Yields in the US high-yield bond market (AKA junk bonds) have soared to more than 8% since the start of the year as prices collapse.

High-yield bonds are finally living “up to their name”, says Randall Forsyth in Barron’s: yields on debt issued by companies with lower credit ratings plunged during the pandemic, as prices rose owing to ultra-low interest rates (yields move inversely to prices).

But now yields in the US high-yield market have soared by 4.2% since the start of the year to more than 8%, says Rachna Ramachandran of GMO. “There have been only two other instances in which yields have doubled so quickly” in the past 30 years: the 2008 financial crisis and the start of the pandemic in 2020.

The yield spike has brought painful losses for existing bondholders. The iShares iBoxx ETF, which tracks US investment grade debt, is down 15% this year, with a Bloomberg index of high-yield, or “junk” debt also falling 14%. Euro-denominated corporate debt is being similarly hard hit, says Sophie Rolland in Les Échos. Down 13% in the year to 20 June, the market slump far exceeds the 4% it lost in 2008, until now the worst year on record.

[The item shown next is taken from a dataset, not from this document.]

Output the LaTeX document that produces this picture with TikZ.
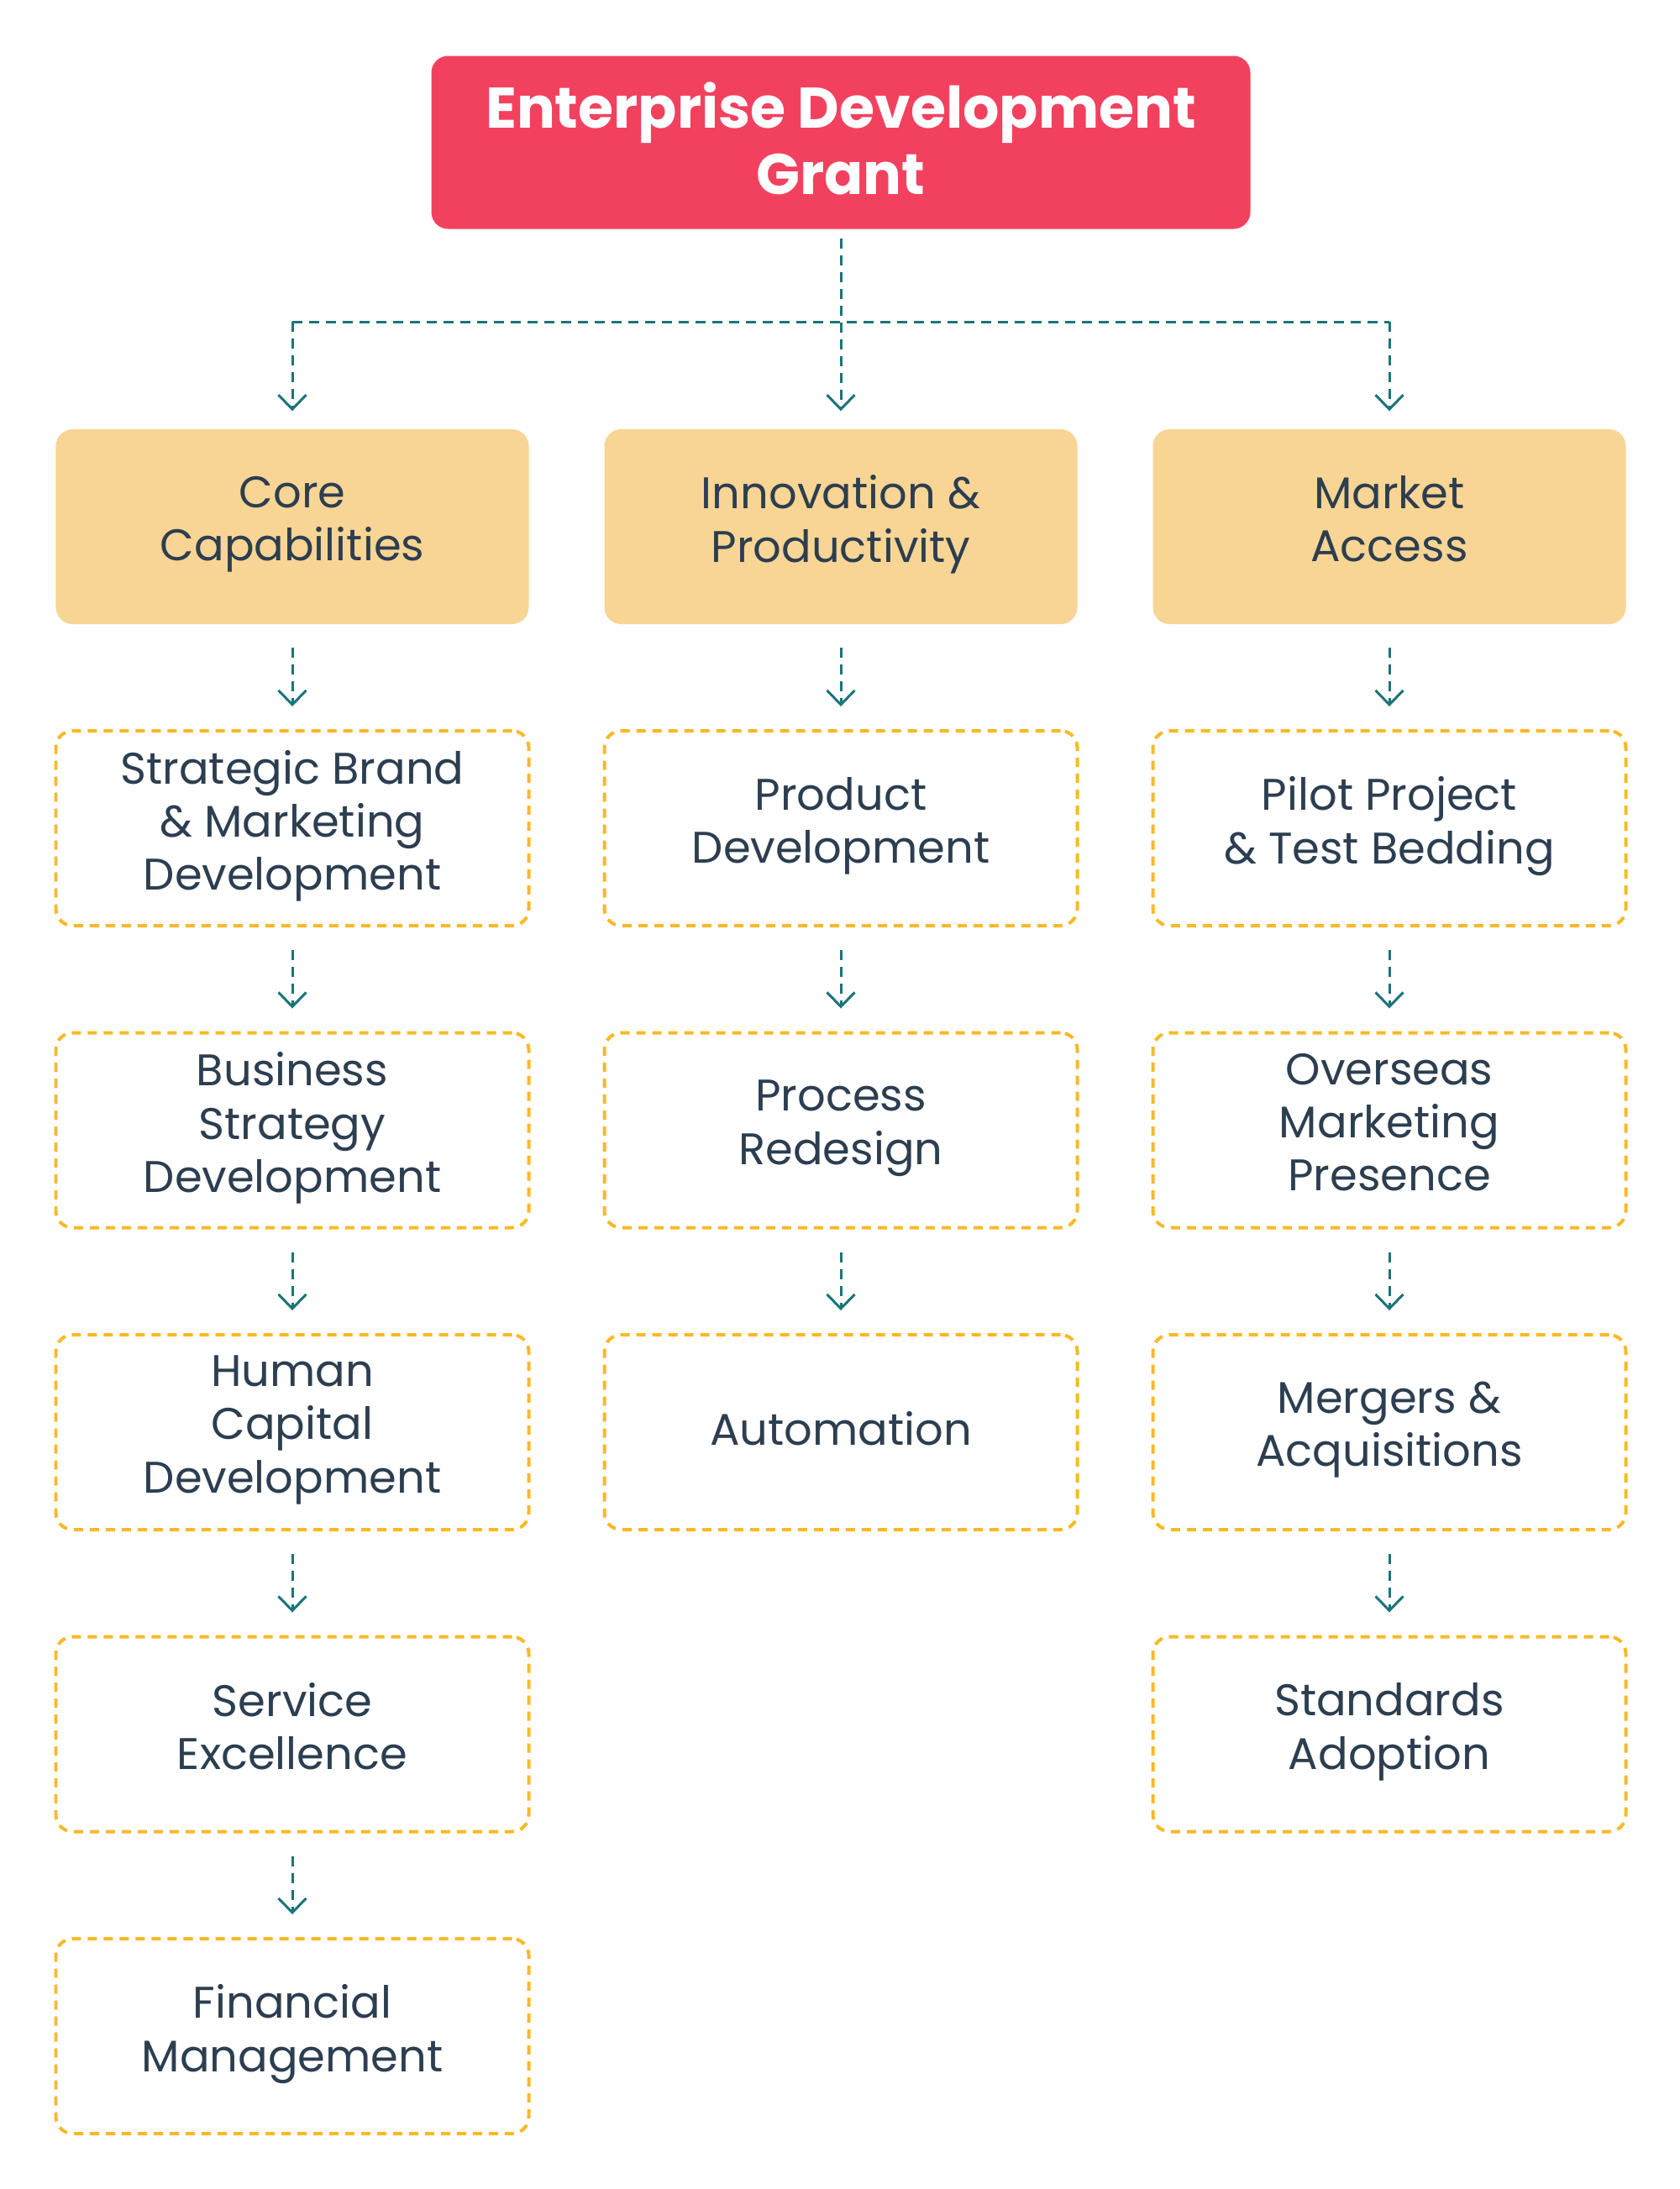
\documentclass[tikz,border=0pt]{standalone}
\usepackage{fontspec}
\setmainfont{Poppins}
\usetikzlibrary{arrows.meta,positioning}
\definecolor{grantred}{HTML}{F2415F}
\definecolor{catfill}{HTML}{F8D594}
\definecolor{boxline}{HTML}{F9B926}
\definecolor{linkteal}{HTML}{1A7479}
\definecolor{inkdark}{HTML}{2C3E50}
\tikzset{>={Straight Barb[length=1.7mm,width=3.3mm]}}
\tikzset{
  grant/.style={fill=grantred,rounded corners=0.2cm,minimum width=9.75cm,minimum height=2.06cm,
    align=center,text=white,font=\fontsize{19.4}{22.5}\selectfont\bfseries,
    execute at end node={\rule[-3pt]{0pt}{3pt}}},
  area/.style={fill=catfill,rounded corners=0.2cm,minimum width=5.63cm,minimum height=2.32cm,
    align=center,text=inkdark,font=\fontsize{15}{18}\selectfont,
    execute at begin node={\rule{0pt}{14pt}},execute at end node={\rule[-5.4pt]{0pt}{5.4pt}}},
  item/.style={draw=boxline,line width=0.04cm,dash pattern=on 0.11cm off 0.08cm,rounded corners=0.2cm,
    minimum width=5.63cm,minimum height=2.32cm,align=center,text=inkdark,font=\fontsize{15}{18}\selectfont,
    execute at begin node={\rule{0pt}{14pt}},execute at end node={\rule[-5.4pt]{0pt}{5.4pt}}},
  link/.style={draw=linkteal,line width=0.03cm,dash pattern=on 0.12cm off 0.08cm},
  flow/.style={link,->,shorten <=0.27cm,shorten >=0.27cm}
}
\begin{document}
\begin{tikzpicture}
\useasboundingbox (0,0) rectangle (20,-26.06);
\node[grant] (grant) at (10.01,-1.695) {Enterprise Development\\Grant};
% categories
\node[area] (core) at (3.48,-6.27) {Core\\Capabilities};
\node[area] (innov) at (10.01,-6.27) {Innovation \&\\Productivity};
\node[area] (market) at (16.54,-6.27) {Market\\Access};
\coordinate (split) at (10.01,-3.83);
\draw[link] (core.north |- split) -- (market.north |- split);
\draw[link,->,shorten <=0.11cm,shorten >=0.21cm] (grant.south) -- (innov.north);
\draw[link,->,shorten >=0.21cm] (core.north |- split) -- (core.north);
\draw[link,->,shorten >=0.21cm] (market.north |- split) -- (market.north);
% core column
\node[item] (brand) at (3.48,-9.86) {Strategic Brand\\\& Marketing\\Development};
\node[item] (strategy) at (3.48,-13.455) {Business\\Strategy\\Development};
\node[item] (human) at (3.48,-17.05) {Human\\Capital\\Development};
\node[item] (service) at (3.48,-20.645) {Service\\Excellence};
\node[item] (finance) at (3.48,-24.24) {Financial\\Management};
% innovation column
\node[item] (product) at (10.01,-9.86) {Product\\Development};
\node[item] (process) at (10.01,-13.455) {Process\\Redesign};
\node[item] (auto) at (10.01,-17.05) {Automation};
% market column
\node[item] (pilot) at (16.54,-9.86) {Pilot Project\\\& Test Bedding};
\node[item] (overseas) at (16.54,-13.455) {Overseas\\Marketing\\Presence};
\node[item] (merger) at (16.54,-17.05) {Mergers \&\\Acquisitions};
\node[item] (standard) at (16.54,-20.645) {Standards\\Adoption};
\foreach \a/\b in {core/brand,brand/strategy,strategy/human,human/service,service/finance,
  innov/product,product/process,process/auto,
  market/pilot,pilot/overseas,overseas/merger,merger/standard}
  \draw[flow] (\a.south) -- (\b.north);
\end{tikzpicture}
\end{document}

As well as feeling the effect of higher interest rate expectations, European debt is being hit by the European Central Bank’s (ECB) move to stop purchasing fresh debt with printed money this month. The ECB holds nearly 15% of all investment-grade euro corporate debt following previous rounds of asset purchases.  Tightening credit conditions have seen “dozens of corporate bond deals” pulled from the European market, says Ian Johnston in the Financial Times. New corporate debt issuance fell 17% in the first half compared with a year before, with European high-yield debt issuance plunging 78%.

“Bond markets have had a rough year,” says Matt Grossman in The Wall Street Journal. “Red-hot inflation makes the fixed payments offered by most debt investments less appealing.” Yet as the yields offered by corporate debt rise, investors are “giving bonds another look”. Debt issued by blue-chip firms with reliable balance sheets is appealing: “it offers higher returns than government bonds but with relatively little additional risk”.

Will defaults spread?

The key uncertainty is to what extent defaults will rise. In past downturns investors could count on central banks stepping in to ease lending conditions, says Joe Rennison in the Financial Times. Yet now, with inflation soaring, they can’t.

Credit rating agency S&P Global Ratings thinks US corporate defaults will “rise to 3% by next March, up from 1.4% the previous year”, says Julia Horowitz for CNN Business. Still, most corporate balance sheets are reasonably solid after firms “took advantage of rock-bottom borrowing costs over the past two years to stash cash and… refinance their debt”. For now, “those who trade corporate bonds aren’t overly anxious”.